Many of Cronin's books were bestsellers which were translated into numerous languages. His strengths included his narrative skill and his powers of acute observation and graphic description. Although noted for its deep social conscience, his work is filled with colorful characters and witty dialogue. Some of his stories draw on his medical career, dramatically mixing realism, romance, and social criticism. In addition to stressing the need for tolerance, Cronin's works examine moral conflicts between the individual and society as his idealistic heroes pursue justice for the common man.
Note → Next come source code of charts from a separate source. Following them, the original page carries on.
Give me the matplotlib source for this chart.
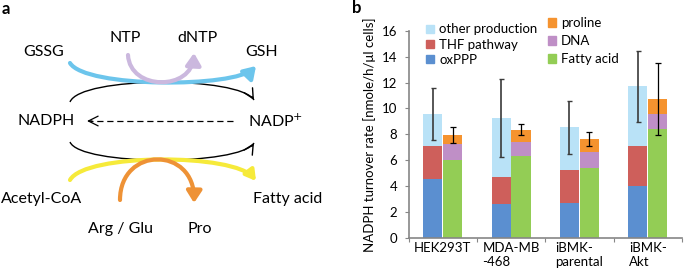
import matplotlib
matplotlib.use('Agg')
import matplotlib.pyplot as plt
import matplotlib.transforms as mtransforms
from matplotlib.patches import FancyArrowPatch, PathPatch, Patch
from matplotlib.path import Path
import numpy as np

plt.rcParams['font.family'] = ['Lato', 'DejaVu Sans']

# panel b data (nmole/h/ul cells)
cell_lines = ['HEK293T', 'MDA-MB\n-468', 'iBMK-\nparental', 'iBMK-\nAkt']
oxppp = [4.56, 2.64, 2.69, 4.05]
thf = [2.54, 2.08, 2.54, 3.05]
other_prod = [2.47, 4.56, 3.31, 4.62]
fatty_acid = [6.00, 6.36, 5.38, 8.38]
dna = [1.23, 1.02, 1.24, 1.21]
proline = [0.74, 0.98, 1.00, 1.13]
prod_err = [1.98, 3.00, 2.02, 2.75]
cons_err = [0.62, 0.41, 0.55, 2.75]

c_ox = '#5B8FD0'
c_thf = '#CE5F5B'
c_other = '#B9E2F7'
c_fa = '#93CD55'
c_dna = '#BF8FC6'
c_pro = '#F5932F'

fig = plt.figure(figsize=(6.85, 2.76), dpi=100)

# ---------------- panel a : diagram ----------------
axa = fig.add_axes([0, 0, 340 / 685, 1])
axa.set_xlim(0, 340)
axa.set_ylim(276, 0)
axa.axis('off')


def curve(p0, c1, c2, p1, color, lw, style, z=2):
    path = Path([p0, c1, c2, p1], [Path.MOVETO, Path.CURVE4, Path.CURVE4, Path.CURVE4])
    arr = FancyArrowPatch(path=path, arrowstyle=style,
                          color=color, lw=lw, mutation_scale=10, shrinkA=0, shrinkB=0,
                          zorder=z)
    axa.add_patch(arr)


def head(p_from, p_to, lw=1.0, ls='-'):
    axa.add_patch(FancyArrowPatch(p_from, p_to, arrowstyle='->,head_width=0.35,head_length=0.7',
                                  mutation_scale=10, lw=lw, color='black',
                                  shrinkA=0, shrinkB=0))


def thin_curve(p0, c1, c2, p1):
    path = Path([p0, c1, c2, p1], [Path.MOVETO, Path.CURVE4, Path.CURVE4, Path.CURVE4])
    axa.add_patch(PathPatch(path, fill=False, lw=1.0, ec='black'))
    d = np.array(p1, float) - np.array(c2, float)
    d = d / np.hypot(*d)
    head(tuple(np.array(p1) - 4 * d), p1)


thick = '-|>,head_width=0.45,head_length=0.7'
curve((70, 63), (85, 88), (235, 88), (256, 66), '#6CC5EC', 3.0, thick)
curve((128, 55), (130, 91), (192, 91), (194, 53), '#CBB8DE', 3.0, thick, z=3)
thin_curve((70, 102), (80, 76), (240, 76), (254, 100))
thin_curve((70, 142), (80, 166), (240, 166), (254, 143))
curve((70, 180), (85, 153), (235, 153), (256, 181), '#F6EA3A', 3.0, '-|>,head_width=0.35,head_length=0.6')
curve((120, 200), (120, 146), (195, 146), (194, 203), '#EE9236', 3.0, thick, z=3)
axa.plot([233, 90], [121, 121], color='black', lw=0.9, ls=(0, (5, 3)))
head((92, 121), (87, 121), lw=0.9)

fs_a = 11.5
labels_a = [('GSSG', 44, 52), ('NTP', 125, 38), ('dNTP', 198, 38), ('GSH', 262, 52),
            ('NADPH', 46, 121), ('Acetyl-CoA', 42, 199), ('Fatty acid', 288, 199),
            ('Arg / Glu', 120, 229), ('Pro', 200, 229)]
for txt, x, y in labels_a:
    axa.text(x, y, txt, ha='center', va='center', fontsize=fs_a)
axa.text(248, 121, 'NADP$^{+}$', ha='left', va='center', fontsize=fs_a)
axa.text(2, 9, 'a', ha='left', va='center', fontsize=12, fontweight='bold')

# ---------------- panel b : bars ----------------
ax = fig.add_axes([408.6 / 685, 1 - 238 / 276, 273.3 / 685, 207.3 / 276])
x = np.arange(len(cell_lines))
w = 0.28
off = 0.146
xp = x - off
xc = x + off

ax.bar(xp, oxppp, w, color=c_ox)
ax.bar(xp, thf, w, bottom=oxppp, color=c_thf)
bot = np.array(oxppp) + np.array(thf)
ax.bar(xp, other_prod, w, bottom=bot, color=c_other)
prod_tot = bot + np.array(other_prod)

ax.bar(xc, fatty_acid, w, color=c_fa)
ax.bar(xc, dna, w, bottom=fatty_acid, color=c_dna)
bot2 = np.array(fatty_acid) + np.array(dna)
ax.bar(xc, proline, w, bottom=bot2, color=c_pro)
cons_tot = bot2 + np.array(proline)

ax.errorbar(xp, prod_tot, yerr=prod_err, fmt='none', ecolor='#3a3a3a', elinewidth=1.2,
            capsize=1.8, capthick=1.0)
ax.errorbar(xc, cons_tot, yerr=cons_err, fmt='none', ecolor='black', elinewidth=0.9,
            capsize=2.2, capthick=0.9)

ax.set_xlim(-0.5, 3.5)
ax.set_ylim(0, 16)
ax.set_yticks(np.arange(0, 17, 2))
ax.set_xticks(np.arange(-0.5, 3.6, 1))
ax.set_xticklabels([])
ax.set_xticks(x, minor=True)
ax.set_xticklabels(cell_lines, minor=True, ha='center', multialignment='left', fontsize=9.5)
shift = mtransforms.ScaledTranslation(6 / 100, 0, fig.dpi_scale_trans)
for lab in ax.get_xticklabels(minor=True):
    lab.set_transform(lab.get_transform() + shift)
ax.tick_params(axis='x', which='minor', length=0, pad=3)
ax.tick_params(axis='x', which='major', length=3, color='#868686', direction='out')
ax.tick_params(axis='y', length=3, color='#868686', labelsize=9.5, pad=5)
for s in ['top', 'right']:
    ax.spines[s].set_visible(False)
for s in ['left', 'bottom']:
    ax.spines[s].set_color('#868686')
    ax.spines[s].set_linewidth(1.2)
ax.set_ylabel('NADPH turnover rate [nmole/h/\u03bcl cells]', fontsize=9.5, labelpad=4)

leg1 = ax.legend([Patch(color=c_other), Patch(color=c_thf), Patch(color=c_ox)],
                 ['other production', 'THF pathway', 'oxPPP'],
                 loc='upper left', bbox_to_anchor=(0.03, 1.08), frameon=False,
                 fontsize=9.5, handlelength=0.6, handleheight=0.6, handletextpad=0.4,
                 labelspacing=0.25, borderpad=0.2)
ax.add_artist(leg1)
ax.legend([Patch(color=c_pro), Patch(color=c_dna), Patch(color=c_fa)],
          ['proline', 'DNA', 'Fatty acid'],
          loc='upper left', bbox_to_anchor=(0.475, 1.11), frameon=False,
          fontsize=9.5, handlelength=0.6, handleheight=0.6, handletextpad=0.4,
          labelspacing=0.45, borderpad=0.2)

fig.text(352 / 685, 1 - 8 / 276, 'b', ha='left', va='center', fontsize=12, fontweight='bold')

fig.savefig('out.png', dpi=100)
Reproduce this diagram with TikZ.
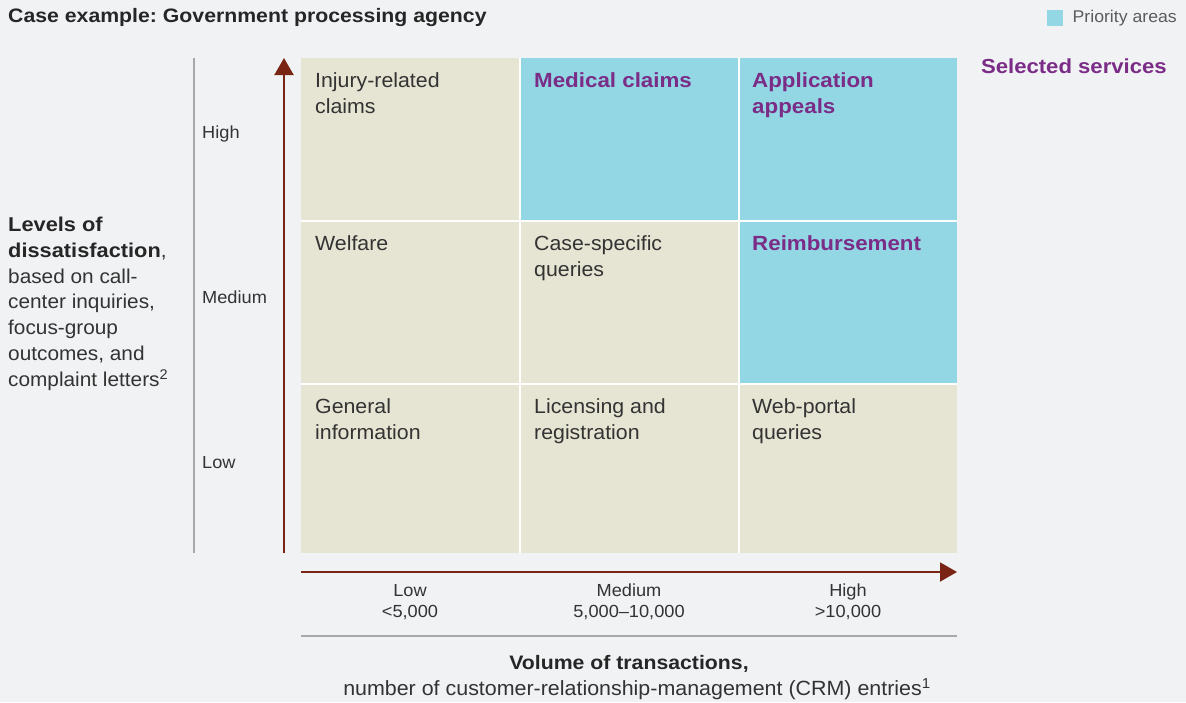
\documentclass[tikz,border=0pt]{standalone}
\usepackage{fontspec}
\setmainfont{Liberation Sans}[FakeStretch=1.04,BoldFeatures={FakeStretch=1.09}]
\frenchspacing
\usetikzlibrary{arrows.meta}
\definecolor{bg}{HTML}{F1F2F4}
\definecolor{beige}{HTML}{E6E4D2}
\definecolor{prio}{HTML}{92D7E3}
\definecolor{plum}{HTML}{7B2C87}
\definecolor{rust}{HTML}{7A2514}
\definecolor{ink}{HTML}{333333}
\definecolor{rule}{HTML}{A8A8A8}
\begin{document}
\begin{tikzpicture}[x=1pt,y=-1pt,
  celltext/.style={anchor=north west,align=left,inner sep=0pt,text=ink,font=\fontsize{20.5}{25.5}\selectfont},
  hot/.style={anchor=north west,align=left,inner sep=0pt,text=plum,font=\fontsize{20.5}{25.5}\selectfont\bfseries},
  tick/.style={anchor=center,align=center,inner sep=0pt,text=ink,font=\fontsize{17.5}{21}\selectfont},
  ylevel/.style={anchor=west,inner sep=0pt,text=ink,font=\fontsize{17.5}{20}\selectfont},
  axisarrow/.style={draw=rust,line width=2pt,-{Triangle[length=17pt,width=19pt]}},
  guide/.style={draw=rule,line width=1.5pt}]
% page
\fill[bg] (0,0) rectangle (1186,702);
\useasboundingbox (0,0) rectangle (1186,702);

% heading and key
\node[anchor=west,inner sep=0pt,text=black!85,font=\fontsize{19.5}{22}\selectfont\bfseries] (title) at (8,17) {Case example: Government processing agency};
\node[anchor=east,inner sep=0pt,text=ink!80,font=\fontsize{17}{20}\selectfont] (keytext) at (1177,18) {Priority areas};
\node[fill=prio,minimum size=16pt,inner sep=0pt] (keybox) at (1055,18) {};
\node[anchor=east,inner sep=0pt,text=plum,font=\fontsize{20.3}{24}\selectfont\bfseries] (selected) at (1167,66) {Selected services};

% matrix cells
\fill[beige] (301,58) rectangle (957,553);
\fill[prio] (520,58) rectangle (739,221);
\fill[prio] (739,58) rectangle (957,384);
\draw[white,line width=2pt] (520,58) -- (520,553) (739,58) -- (739,553)
  (301,221) -- (957,221) (301,384) -- (957,384);

% cell labels
\node[celltext] (c11) at (315,72.5) {Injury-related\\claims};
\node[hot] (c12) at (534,72.5) {Medical claims};
\node[hot] (c13) at (752,72.5) {Application\\appeals};
\node[celltext] (c21) at (315,235.5) {Welfare};
\node[celltext] (c22) at (534,235.5) {Case-specific\\queries};
\node[hot] (c23) at (752,235.5) {Reimbursement};
\node[celltext] (c31) at (315,398.5) {General\\information};
\node[celltext] (c32) at (534,398.5) {Licensing and\\registration};
\node[celltext] (c33) at (752,398.5) {Web-portal\\queries};

% vertical axis
\coordinate (ybase) at (284,553);
\coordinate (ytop) at (284,58);
\draw[axisarrow] (ybase) -- (ytop);
\coordinate (gtop) at (194,58);
\coordinate (gbot) at (194,553);
\draw[guide] (gtop) -- (gbot);
\node[ylevel] (yhigh) at (202,134) {High};
\node[ylevel] (ymed) at (202,297) {Medium};
\node[ylevel] (ylow) at (202,463) {Low};
\node[anchor=north west,align=left,inner sep=0pt,text=ink,font=\fontsize{20}{25.9}\selectfont] (ylabel) at (8,216.5)
  {\textbf{\color{black!85}Levels of}\\\textbf{\color{black!85}dissatisfaction},\\based on call-\\center inquiries,\\focus-group\\outcomes, and\\complaint letters\textsuperscript{2}};

% horizontal axis
\coordinate (xbase) at (301,572);
\coordinate (xtip) at (957,572);
\draw[axisarrow] (xbase) -- (xtip);
\coordinate (hleft) at (301,636);
\coordinate (hright) at (957,636);
\draw[guide] (hleft) -- (hright);
\node[tick] (xlow) at (410,602) {Low\\<5,000};
\node[tick] (xmed) at (629,602) {Medium\\5,000–10,000};
\node[tick] (xhigh) at (848,602) {High\\>10,000};
\node[anchor=center,align=center,inner sep=0pt,text=black!85,font=\fontsize{19.5}{23}\selectfont\bfseries] (xlabel) at (629,664) {Volume of transactions,};
\node[anchor=center,align=center,inner sep=0pt,text=ink,font=\fontsize{20.6}{23}\selectfont] (xsub) at (637,689) {number of customer-relationship-management (CRM) entries\textsuperscript{1}};
\end{tikzpicture}
\end{document}
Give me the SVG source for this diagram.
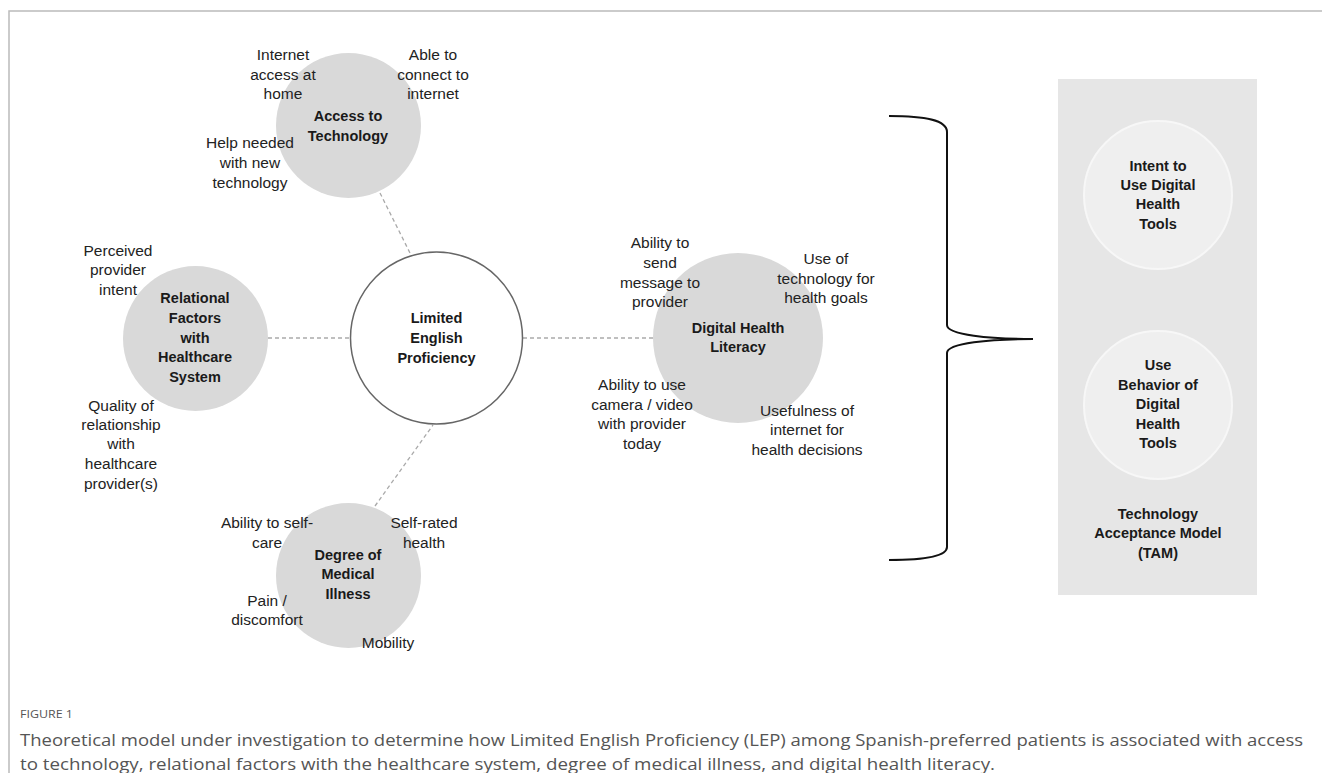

The Citadel incited the establishment of the National Health Service in the United Kingdom by exposing the inequity and incompetence of medical practice at the time. Not only were the author's pioneering ideas instrumental in the creation of the NHS, but the popularity of his novels played a substantial role in the Labour Party's landslide 1945 victory.[1]Cronin also contributed a large number of stories and essays to various magazines.
Family
It was at university that he met his future wife, Agnes Mary Gibson, who was also a medical student. May was the daughter of Robert Gibson, a masterbaker, and Agnes Thomson Gibson (néeGilchrist) of Hamilton, Lanarkshire. She and Cronin married on 31 August 1921. As a doctor, May helped her husband with research and worked in the dispensary while he was employed by the Tredegar General Hospital, and she also assisted him with his practice in London. When he became an author, she would proofread his manuscripts. Their first son, Vincent, was born in Tredegar in 1924. Their second son, Patrick, was born in London in 1926. Andrew, their youngest son, was born in London in 1937.
Ultimately, Cronin returned to Europe, residing in Lucerne and Montreux, Switzerland for the last twenty-five years of his life and continuing to write into his eighties. He included among his friends Laurence Olivier, Audrey Hepburn, and Charlie Chaplin. He died on 6 January 1981 in Montreux, and is interred at La Tour-de-Peilz. Many of Cronin's writings, including published and unpublished literary manuscripts, drafts, letters, school exercise books and essays, laboratory books, and his M.D. thesis, are held at the National Library of Scotland.[2]